The plasma made by the physicists in Hamburg is a good candidate for such tests because it was, in a way, more extreme than any before. Because it was really dense, the electric couplings—the interactions between charged particles within it—were very strong. Making a strongly interacting plasma has always been both a wishlist item and a technical challenge for ultracold plasma physicists, says Steven Rolston, a pioneer in the field and a scientist at the University of Maryland who was not involved with the study. “Plasmas actually don’t like to be strongly coupled,” he says. Once the atoms in the plasma become charged ions, he says, if there is enough time, their electric potential energy can build up and make them wiggle, overpowering the interactions that couple them together.
Because of how hard it is to engineer them in labs and reach them in space, strongly coupled plasmas represent mostly unexplored terrain for physicists. They are a state of matter that scientists don’t fully grasp yet and want to explore more.
Part of the success of the new experiment, according to Juliette Simonet, co-leader of the Hamburg team, comes from bringing together ultracold and ultrafast physics experts. This resulted in the one-two punch of using extremely cold and controlled atoms as the base of the experiment and an extremely fast laser as the main tool for manipulating them. “It’s a big collaboration between the two research fields,” she says.
The machine her team built also allowed the researchers to directly track what the electrons did after they broke off from their atoms. In past experiments, physicists only inferred what may be happening to them by measuring other aspects of the plasma. Here, they determined that the laser pulse caused the temperature of the electrons to skyrocket to over 8,000 degrees Fahrenheit for just an instant before they cooled back down in response to the pull of the ions. “This is beyond anything that has been seen so far,” Simonet says about this detailed observation.
According to Killian, such details have so far also eluded physicists’ theories. “A lot of the standard theories that people use in plasmas that describe the way energy is transported or mass is transported through the system don’t work in this [interaction] regime,” he notes.

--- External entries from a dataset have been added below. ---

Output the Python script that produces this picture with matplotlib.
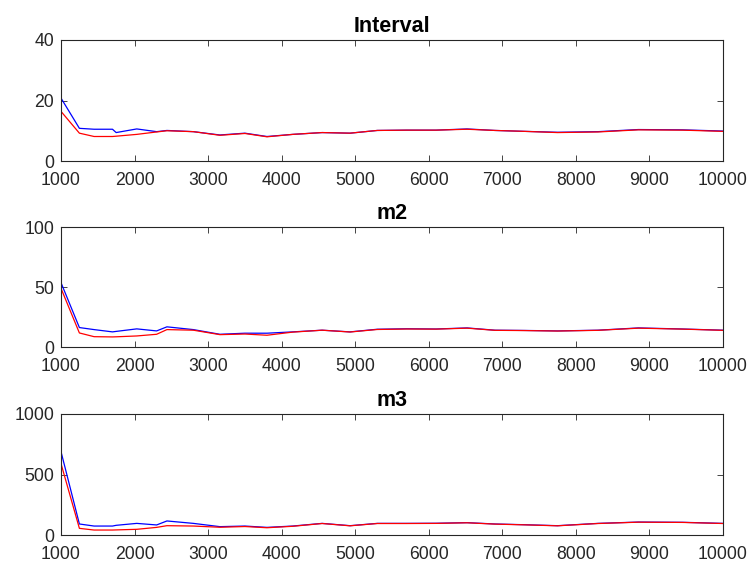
import matplotlib
matplotlib.use("Agg")
import matplotlib.pyplot as plt

plt.rcParams['font.family'] = ['Liberation Sans', 'DejaVu Sans']

# Sample positions (x)
x = [1000, 1250, 1450, 1700, 1750, 2030, 2300, 2440, 2800, 3160, 3500, 3800,
     4150, 4550, 4930, 5300, 5700, 6100, 6520, 6900, 7300, 7750, 8300, 8850,
     9450, 10000]

# Interval
interval_blue = [20.8, 10.8, 10.5, 10.5, 9.4, 10.6, 9.7, 10.1, 9.7, 8.6, 9.2, 8.1,
                 8.8, 9.4, 9.2, 10.1, 10.2, 10.2, 10.6, 10.1, 9.8, 9.5, 9.7, 10.4,
                 10.3, 9.9]
interval_red = [16.4, 9.2, 8.1, 8.1, 8.2, 8.8, 9.6, 10.0, 9.7, 8.5, 9.1, 8.0,
                8.8, 9.4, 9.2, 10.1, 10.2, 10.2, 10.5, 10.1, 9.8, 9.4, 9.6, 10.3,
                10.2, 9.8]

# m2
m2_blue = [53.6, 16.2, 14.5, 12.6, 13.0, 15.1, 13.4, 16.8, 14.5, 10.6, 11.5, 11.5,
           12.6, 14.0, 12.6, 14.8, 15.2, 15.0, 15.9, 14.0, 13.8, 13.4, 14.0, 15.9,
           15.0, 14.0]
m2_red = [48.9, 11.7, 8.6, 8.4, 8.5, 9.2, 10.6, 14.5, 14.0, 10.3, 10.8, 9.8,
          12.4, 14.0, 12.5, 14.6, 15.0, 14.9, 15.7, 13.9, 13.7, 13.3, 13.9, 15.7,
          14.9, 13.9]

# m3
m3_blue = [689, 91, 74, 74, 80, 96, 83, 116, 96, 69, 74, 63,
           74, 96, 77, 96, 96, 97, 102, 91, 85, 77, 96, 107,
           105, 96]
m3_red = [590, 55, 41, 41, 42, 47, 63, 77, 74, 64, 70, 60,
          72, 95, 76, 95, 95, 96, 101, 90, 84, 76, 95, 106,
          104, 95]

titles = ['Interval', 'm2', 'm3']
series = [(interval_blue, interval_red), (m2_blue, m2_red), (m3_blue, m3_red)]
ylims = [(0, 40), (0, 100), (0, 1000)]
yticks = [[0, 20, 40], [0, 50, 100], [0, 500, 1000]]
xticks = [1000, 2000, 3000, 4000, 5000, 6000, 7000, 8000, 9000, 10000]

fig = plt.figure(figsize=(7.51, 5.68), dpi=100)
W, H = 751, 568
left, right = 61, 723
boxes = [(40, 161), (227, 347), (414, 535)]

textc = '#262626'
for i, (top, bot) in enumerate(boxes):
    ax = fig.add_axes([left / W, 1 - bot / H, (right - left) / W, (bot - top) / H])
    b, r = series[i]
    ax.plot(x, b, color='#0000ff', lw=0.9)
    ax.plot(x, r, color='#ff0000', lw=0.9)
    ax.set_xlim(1000, 10000)
    ax.set_ylim(*ylims[i])
    ax.set_xticks(xticks)
    ax.set_yticks(yticks[i])
    ax.tick_params(direction='in', top=True, right=True, length=4, width=0.6,
                   labelsize=12.7, colors=textc)
    ax.tick_params(axis='x', pad=8)
    ax.tick_params(axis='y', pad=5)
    for s in ax.spines.values():
        s.set_color(textc)
        s.set_linewidth(0.8)
    ax.set_title(titles[i], fontsize=15.5, fontweight='bold', color='black', pad=6)

fig.savefig('out.png', dpi=100, facecolor='white')
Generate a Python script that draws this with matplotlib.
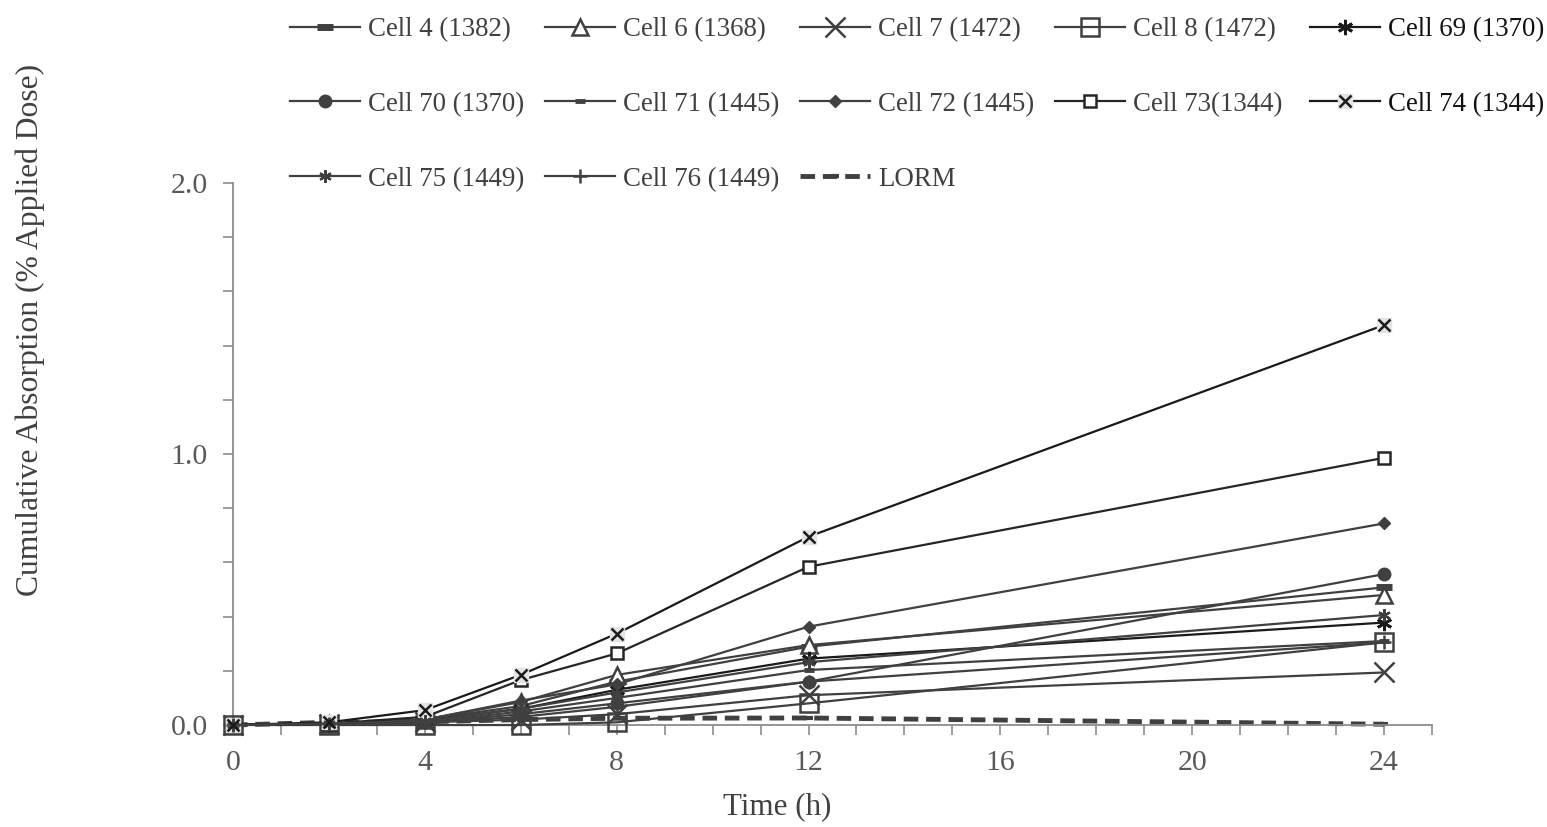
import matplotlib.pyplot as plt
from matplotlib.ticker import MultipleLocator, FormatStrFormatter
from matplotlib.legend_handler import HandlerTuple

plt.rcParams['font.family'] = ['Liberation Serif', 'DejaVu Serif']

# sampling times (h)
hours = [0, 2, 4, 6, 8, 12, 24]

# cumulative absorption (% applied dose)
cell_4 = [0.0, 0.005, 0.02, 0.07, 0.16, 0.289, 0.508]
cell_6 = [0.0, 0.005, 0.02, 0.085, 0.185, 0.295, 0.48]
cell_7 = [0.0, 0.005, 0.01, 0.02, 0.04, 0.11, 0.194]
cell_8 = [0.0, 0.0, 0.0, 0.0, 0.01, 0.08, 0.305]
cell_69 = [0.0, 0.005, 0.015, 0.06, 0.13, 0.245, 0.378]
cell_70 = [0.0, 0.005, 0.01, 0.04, 0.08, 0.16, 0.557]
cell_71 = [0.0, 0.005, 0.01, 0.05, 0.10, 0.203, 0.31]
cell_72 = [0.0, 0.005, 0.02, 0.09, 0.15, 0.363, 0.744]
cell_73 = [0.0, 0.005, 0.03, 0.166, 0.264, 0.584, 0.986]
cell_74 = [0.0, 0.01, 0.055, 0.185, 0.337, 0.695, 1.476]
cell_75 = [0.0, 0.005, 0.015, 0.06, 0.12, 0.232, 0.406]
cell_76 = [0.0, 0.005, 0.01, 0.03, 0.067, 0.16, 0.305]
lorm = [0.0, 0.01, 0.012, 0.02, 0.025, 0.026, 0.003]

grey = '#404040'

fig = plt.figure(figsize=(15.47, 8.27), dpi=100)
ax = fig.add_axes([0.1506, 0.1233, 0.7751, 0.6554])

h = {}
kw = dict(color=grey, lw=1.6, clip_on=False, zorder=3)
h['Cell 4 (1382)'], = ax.plot(hours, cell_4, marker='_', ms=12, mew=5, **kw)
h['Cell 6 (1368)'], = ax.plot(hours, cell_6, marker='^', ms=12, mfc='white', mew=1.8, **kw)
h['Cell 7 (1472)'], = ax.plot(hours, cell_7, marker='x', ms=14, mew=1.8, **kw)
h['Cell 8 (1472)'], = ax.plot(hours, cell_8, marker='s', ms=13, mfc='none', mew=1.8, **kw)
h['Cell 69 (1370)'], = ax.plot(hours, cell_69, marker=(6, 2, 0), ms=11, mew=2, color='#1a1a1a', lw=1.6,
                               clip_on=False, zorder=3)
h['Cell 70 (1370)'], = ax.plot(hours, cell_70, marker='o', ms=9, **kw)
h['Cell 71 (1445)'], = ax.plot(hours, cell_71, marker='_', ms=7, mew=3.5, **kw)
h['Cell 72 (1445)'], = ax.plot(hours, cell_72, marker='D', ms=6, **kw)
h['Cell 73(1344)'], = ax.plot(hours, cell_73, marker='s', ms=9, mfc='white', mew=1.8, color='#262626', lw=1.6,
                              clip_on=False, zorder=3)
bg74, = ax.plot(hours, cell_74, marker='s', ms=10, mfc='#e4e4e4', mec='#e4e4e4', color='#1a1a1a', lw=1.6,
                clip_on=False, zorder=3)
fg74, = ax.plot(hours, cell_74, marker='x', ms=8, mew=1.8, color='#1a1a1a', ls='none', clip_on=False, zorder=4)
h['Cell 74 (1344)'] = (bg74, fg74)
h['Cell 75 (1449)'], = ax.plot(hours, cell_75, marker=(6, 2, 0), ms=9, mew=1.6, **kw)
h['Cell 76 (1449)'], = ax.plot(hours, cell_76, marker='+', ms=10, mew=1.8, **kw)
h['LORM'], = ax.plot(hours, lorm, color=grey, lw=3.5, ls=(0, (3, 1.6)), marker='_', ms=6, mew=3,
                     clip_on=False, zorder=2)

ax.set_xlim(0, 25)
ax.set_ylim(0, 2)
ax.xaxis.set_major_locator(MultipleLocator(4))
ax.xaxis.set_minor_locator(MultipleLocator(1))
ax.yaxis.set_major_locator(MultipleLocator(1))
ax.yaxis.set_minor_locator(MultipleLocator(0.2))
ax.yaxis.set_major_formatter(FormatStrFormatter('%.1f'))

for s in ['top', 'right']:
    ax.spines[s].set_visible(False)
for s in ['left', 'bottom']:
    ax.spines[s].set_color('#8c8c8c')
    ax.spines[s].set_linewidth(1.3)

ax.tick_params(which='both', direction='out', length=7, width=1.2, color='#8c8c8c')
ax.tick_params(axis='y', labelsize=21.5, labelcolor='#595959', pad=11)
ax.tick_params(axis='x', labelsize=21.5, labelcolor='#595959', pad=11)

fig.text(30 / 1547, 1 - 330 / 827, 'Cumulative Absorption (% Applied Dose)', rotation=90,
         ha='center', va='center', fontsize=22.8, color=grey)
fig.text(777 / 1547, 1 - 807 / 827, 'Time (h)', ha='center', va='center', fontsize=22.3, color=grey)

# legend in equal-width columns, like the original
columns = [['Cell 4 (1382)', 'Cell 70 (1370)', 'Cell 75 (1449)'],
           ['Cell 6 (1368)', 'Cell 71 (1445)', 'Cell 76 (1449)'],
           ['Cell 7 (1472)', 'Cell 72 (1445)', 'LORM'],
           ['Cell 8 (1472)', 'Cell 73(1344)'],
           ['Cell 69 (1370)', 'Cell 74 (1344)']]
for i, col in enumerate(columns):
    leg = fig.legend([h[k] for k in col], col, loc='upper left',
                     bbox_to_anchor=((290 + 255 * i) / 1547, 1 - 17 / 827), frameon=False,
                     fontsize=19.4, handlelength=2.6, handletextpad=0.3,
                     labelspacing=1.85, borderpad=0, borderaxespad=0,
                     handler_map={tuple: HandlerTuple(ndivide=1)})
    for t in leg.get_texts():
        t.set_color('#111111' if t.get_text() in ('Cell 69 (1370)', 'Cell 74 (1344)') else grey)

fig.savefig('out.png', dpi=100)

To ensure that they understood what they were seeing, the Hamburg team turned to computer calculations. Because their plasma was very small, Mario Grossman, a graduate student in the group and a coauthor on the study, says they could calculate how every plasma particle interacted with every other one. It was like asking a computer to describe the noise in a crowded room by gathering minute details of conversations between every two people.
For their 8,000-particle system, he had to wait for up to 22 days for a computer to produce results. Encouragingly, simulated plasma particles did almost exactly what researchers saw real particles do in their experiment. This simulation approach, however, would be impractical for any larger, naturally occurring plasma.
“Most of the theory really has been kind of brute force—‘Let me just put it on a really big computer and calculate interactions’—which scales poorly,” Rolston agrees. He points out that there may not be computers powerful enough to simultaneously handle every single particle interaction in big plasmas. A more sophisticated theory would zoom out, forget about the nitty-gritty particle details, and predict plasma behavior based on its properties as a whole.
This kind of theory would help both ultracold physicists and researchers who study celestial bodies. It could predict when strongly coupled plasmas can develop ripples or sustain electrical currents. These predictions could be tested in laboratory experiments on Earth and offer insight into evolution of—or even mergers between—white dwarves in space. “We have an initially super coupled plasma,” says Wessels-Staarmann. “The interesting thing would be to really maintain this coupling, so then you can really contribute to what’s going on in a white dwarf.”